The compiler might use 12(%rsp)
to access its own locals, e.g. with -fno-omit-frame-pointer
. This is somewhat unlikely to be a problem in practice; it will probably either use RBP as a frame pointer to address locals in a -O0
debug build, or it will keep local vars in registers at -O1
or higher. But it's super hacky.
You used a "m"
constraint for your push
input, but probably that will use a pointer in some other register, not copy it to a local on the stack. Unless inlined into a caller where the sudoku array is a local it can reference relative to RSP. Normally you'd use "rme"
, but with a register you'd need %q0
to force the qword name of the register (%rax
not %al
), assuming the value has type char
.
As is, you're doing qword loads from presumably char
objects, pushing 7 bytes of garbage. Which is fine as long as it doesn't happen to be near the end of a page with the next one unmapped; the calling convention does require the callee to ignore the high bytes of the arg in memory or a register. In this case, since you're calling printf, the args are int
, and the %hh
conversion defines that it has to modulo / truncate that int
.
You step on the red-zone, 128-bytes below RSP. You'd need to compile with -mno-red-zone
, or start out with sub $128, %rsp
. (Or add $-128, %rsp
to save code-size, allowing an imm8). Inline assembly that clobbers the red zone - there's unfortunately no way to declare a clobber on the red-zone.
You're also assuming that compiler-generated use of the red-zone won't overwrite any of your pushes.
Any of these could become big problems after this function inlines into its caller and GCC schedules some code to interleave some work.
You could write the whole function in asm so you can safely use a loop to copy args to the stack, after setting the first 4 (Win x64) or 6 (x86-64 SysV) as register args. Write the function to take a pointer to an array of char
or whatever, so you can do that once to get something to pass to it.

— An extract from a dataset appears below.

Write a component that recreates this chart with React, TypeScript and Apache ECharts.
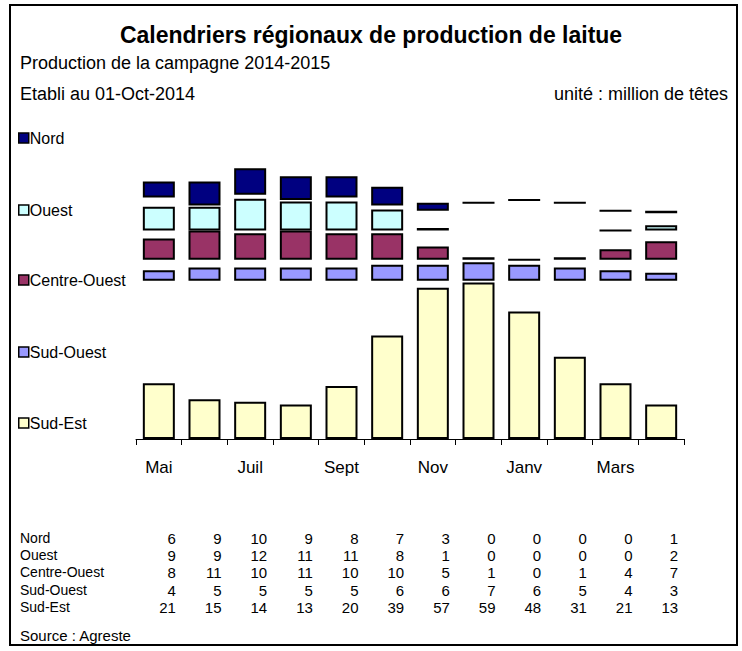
import React, { useEffect, useRef } from 'react';
import * as echarts from 'echarts';

const months = ['Mai', 'Juin', 'Juil', 'Août', 'Sept', 'Oct', 'Nov', 'Déc', 'Janv', 'Févr', 'Mars', 'Avr'];
const axisMonthLabels = ['Mai', '', 'Juil', '', 'Sept', '', 'Nov', '', 'Janv', '', 'Mars', ''];
const nord = [6, 9, 10, 9, 8, 7, 3, 0, 0, 0, 0, 1];
const ouest = [9, 9, 12, 11, 11, 8, 1, 0, 0, 0, 0, 2];
const ouestWithoutBar = ['Déc', 'Janv', 'Févr'];
const centreOuest = [8, 11, 10, 11, 10, 10, 5, 1, 0, 1, 4, 7];
const sudOuest = [4, 5, 5, 5, 5, 6, 6, 7, 6, 5, 4, 3];
const sudEst = [21, 15, 14, 13, 20, 39, 57, 59, 48, 31, 21, 13];

const FONT = '"Liberation Sans", Arial, sans-serif';

const colors = {
  nord: '#000080',
  ouest: '#CCFFFF',
  centreOuest: '#993366',
  sudOuest: '#9999FF',
  sudEst: '#FFFFCC',
};

export default function App() {
  const ref = useRef<HTMLDivElement>(null);

  useEffect(() => {
    if (!ref.current) return;
    const chart = echarts.init(ref.current, undefined, { renderer: 'svg' });

    const maxSE = Math.max(...sudEst);
    const maxSO = Math.max(...sudOuest);
    const maxCO = Math.max(...centreOuest);
    const sp1 = sudEst.map((v) => maxSE - v + 0.6);
    const sp2 = sudOuest.map((v) => maxSO - v + 0.9);
    const sp3 = centreOuest.map((v) => maxCO - v);
    // the reference's gap above Ouest follows Centre-Ouest
    const sp4 = centreOuest.map((v) => maxCO - v + 0.5);
    const ouestBars = ouest.map((v, i) => (ouestWithoutBar.includes(months[i]) ? null : v));

    const baseY = 439;
    const border = { borderColor: '#000', borderWidth: 2 };
    const visible = (name: string, data: (number | null)[], color: string) => ({
      name,
      type: 'bar',
      stack: 'all',
      data,
      barWidth: 32,
      itemStyle: { color, ...border },
      emphasis: { disabled: true },
    });
    const spacer = (name: string, data: number[]) => ({
      name,
      type: 'bar',
      stack: 'all',
      data,
      barWidth: 32,
      silent: true,
      itemStyle: { color: 'rgba(0,0,0,0)', borderWidth: 0 },
      emphasis: { disabled: true },
    });

    const rows = [
      { name: 'Nord', values: nord },
      { name: 'Ouest', values: ouest },
      { name: 'Centre-Ouest', values: centreOuest },
      { name: 'Sud-Ouest', values: sudOuest },
      { name: 'Sud-Est', values: sudEst },
    ];
    const rowY = [538, 555, 572, 590, 607];

    const tableAxes = rows.map((r, k) => ({
      type: 'category',
      gridIndex: 0,
      position: 'bottom',
      offset: rowY[k] - baseY,
      data: r.values.map((v) => String(v)),
      axisLine: { show: false },
      axisTick: { show: false },
      axisLabel: {
        interval: 0,
        margin: 0,
        verticalAlign: 'middle',
        formatter: (v: string) => `{n|${v}}`,
        rich: { n: { width: 34, align: 'right', fontSize: 15, fontFamily: FONT, color: '#000' } },
      },
    }));

    const legendCenters = [138, 210, 280, 352, 423];
    const legendNames = ['Nord', 'Ouest', 'Centre-Ouest', 'Sud-Ouest', 'Sud-Est'];

    const plain = (size: number) => ({ fontSize: size, fontWeight: 'normal', color: '#000', fontFamily: FONT });

    chart.setOption({
      animation: false,
      textStyle: { fontFamily: FONT },
      title: [
        {
          text: 'Calendriers régionaux de production de laitue',
          left: 'center',
          top: 23,
          padding: 0,
          textStyle: { fontSize: 23, fontWeight: 'bold', color: '#000', fontFamily: FONT },
        },
        { text: 'Production de la campagne 2014-2015', left: 20, top: 54, padding: 0, textStyle: plain(18) },
        { text: 'Etabli au 01-Oct-2014', left: 20, top: 85, padding: 0, textStyle: plain(18) },
        { text: 'unité : million de têtes', right: 14, top: 85, padding: 0, textStyle: plain(18) },
        { text: 'Source : Agreste', left: 20, top: 628, padding: 0, textStyle: plain(15) },
      ],
      legend: legendNames.map((n, k) => ({
        data: [n],
        left: 18,
        top: legendCenters[k] - 8,
        padding: 0,
        orient: 'vertical',
        itemWidth: 10,
        itemHeight: 10,
        selectedMode: false,
        icon: 'rect',
        itemStyle: { borderColor: '#000', borderWidth: 1.5 },
        textStyle: { fontSize: 16, color: '#000', fontFamily: FONT, padding: [0, 0, 0, -4] },
      })),
      grid: { left: 136, width: 548, top: 147, height: 292 },
      xAxis: [
        {
          type: 'category',
          data: months,
          position: 'bottom',
          axisLine: { show: true, lineStyle: { color: '#000', width: 1 } },
          axisTick: { show: true, interval: 0, length: 6, lineStyle: { color: '#000' } },
          axisLabel: {
            interval: 0,
            margin: 20,
            fontSize: 17,
            color: '#000',
            fontFamily: FONT,
            formatter: (_v: string, i: number) => axisMonthLabels[i],
          },
        },
        ...tableAxes,
      ],
      yAxis: { type: 'value', min: 0, max: 110, show: false, splitLine: { show: false } },
      graphic: [
        {
          type: 'rect',
          shape: { x: 10, y: 5, width: 727, height: 640 },
          style: { fill: 'none', stroke: '#000', lineWidth: 2 },
          silent: true,
        },
        ...rows.map((r, k) => ({
          type: 'text',
          x: 20,
          y: rowY[k],
          style: { text: r.name, fontSize: 14, fontFamily: FONT, fill: '#000', verticalAlign: 'middle' },
          silent: true,
        })),
      ],
      series: [
        visible('Sud-Est', sudEst, colors.sudEst),
        spacer('sp1', sp1),
        visible('Sud-Ouest', sudOuest, colors.sudOuest),
        spacer('sp2', sp2),
        visible('Centre-Ouest', centreOuest, colors.centreOuest),
        spacer('sp3', sp3),
        visible('Ouest', ouestBars, colors.ouest),
        spacer('sp4', sp4),
        visible('Nord', nord, colors.nord),
      ],
    });

    return () => chart.dispose();
  }, []);

  return (
    <div
      ref={ref}
      style={{ position: 'fixed', left: 0, top: 0, width: 742, height: 651, background: '#fff' }}
    />
  );
}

(There's no need to pop one at a time, just add $8 * n, %rsp
!)
In pure C, some CPP macro hackery can probably expand one macro to nine comma-separated expressions so you can write this with a minimum of fuss, into one call to printf
with all the args properly visible to the compiler. But without having to fully manually expand the loop.